Я читаю белые стихи из двух частей, на городскую и деревенскую тему, соединенных рифмованной вставкой. Называется не очень хорошо: "Рождение песни", но так надо, потому что вставка и есть песня, а город и природа — это два начала, необходимые для ее рождения. Что-то вроде мужского и женского, если хотите, только не так буквально. Город описывается возбужденно-эйфорически, природа — горестно и элегически.

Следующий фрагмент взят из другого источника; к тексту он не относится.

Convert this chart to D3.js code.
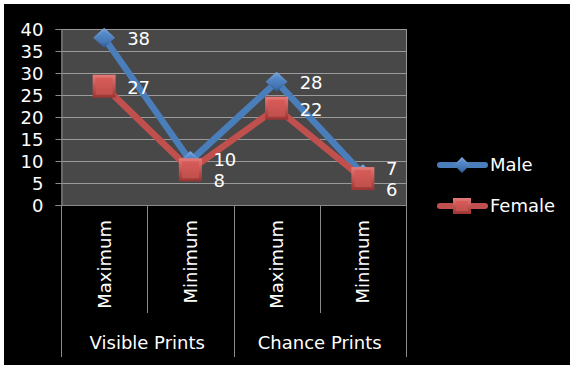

Пока читаю, мельком вижу улыбку Глеба Семенова: мол, материал-то есть, но — сырой… Слушают хорошо, отдельные образы нравятся даже больше, чем целое.
Аплодисменты. Перерыв. Расспросы, приветствия, комплименты, укоры. Младший Штейнберг (который Шурка и учится в Политехнике) показывает мне опросные листы, собранные у публики. Вот, оказывается, кто я: "убогий декадент", "интересный поэт", "футурист" и даже "певец космоса".
А на стенах фойе, соответственно, развешивается стенная газета (когда успели?): громадные шаржи, да еще и с эпиграммами. Кто это? Черная бровь, крупный глаз, нос. И подпись:
Рейн читал, забыв про негу,
хоть звучал немного в нос.
Он талантлив, как телега,
а работал, как насос.
А это — неужели я? Знаю, что выгляжу моложе возраста, но изобразили меня совсем уж младенцем. А строчки — строчки вроде мои:
Троллейбусы, как стадо мастодонтов,
идущее к Неве на водопой…
Мол, смешно и так, не надо и пародировать… Тут же дошел и положительный смысл этих насмешек: мы отмечены, ведь шаржей было намного меньше, чем участников.
"Будущий технолог" Найман выступил после перерыва, и не очень удачно: он взял для чтения что-то совсем новое, сбился в самом начале, остальное скомкал.
Внимание зала переключилось на литературный роман, разворачивающийся прямо на сцене. Крупная решительная девица, по имени Людмила Агрэ, поэтесса из Лесотехнической академии, выпалила в зал нечто совершенно сапфическое:
Хочется взять пальцами за подбородок,
заглянуть в опечаленные глаза,
такие пронзительно черные,
погладить волосы, как крыло вороново,
и, близко-близко наклонившись, сказать:
"Мальчик, не будем спорить с природой,
это не под силу ни тебе, ни мне…"
Зал ахнул от такой смелости. Побежали шепотки, говорки в ладошку, которые усилились, когда был объявлен Марк Вайнштейн, тоже из Лесотехнической… Вышел миниатюрный юноша, хорошенький, как на поздравительной открытке. "Это он, это он", — прошелестело по залу. Глаза его блестели, щеки ярко горели, волосы были черные-черные, как вороново крыло, голос едва слышен, а в стихах — ни слова о любви, но зато — о природе.
Я ехал домой в 32-м трамвае, со мной заговаривали какие-то девушки, спрашивали, кого им надо читать, но сознание было переполнено впечатлениями вечера, и в основном я осваивал факт состоявшегося события, перейденного рубежа и той жизненной дали, которая, как мне чудилось, открывалась за ним. И, в самом деле, начиналась новая эпоха, ставшая известной под названием Оттепели. Так назывался роман Эренбурга, в то время обсуждаемый, но которого я, впрочем, так и не прочитал. Для нас она началась не с доклада Хрущёва на ХХ съезде их партии, а вот с этого вечера и закончилась не падением партийного властелина, а значительно раньше, когда он танками подавил студенческое восстание в Будапеште. То есть продлилась эта либеральная эпоха всего один год.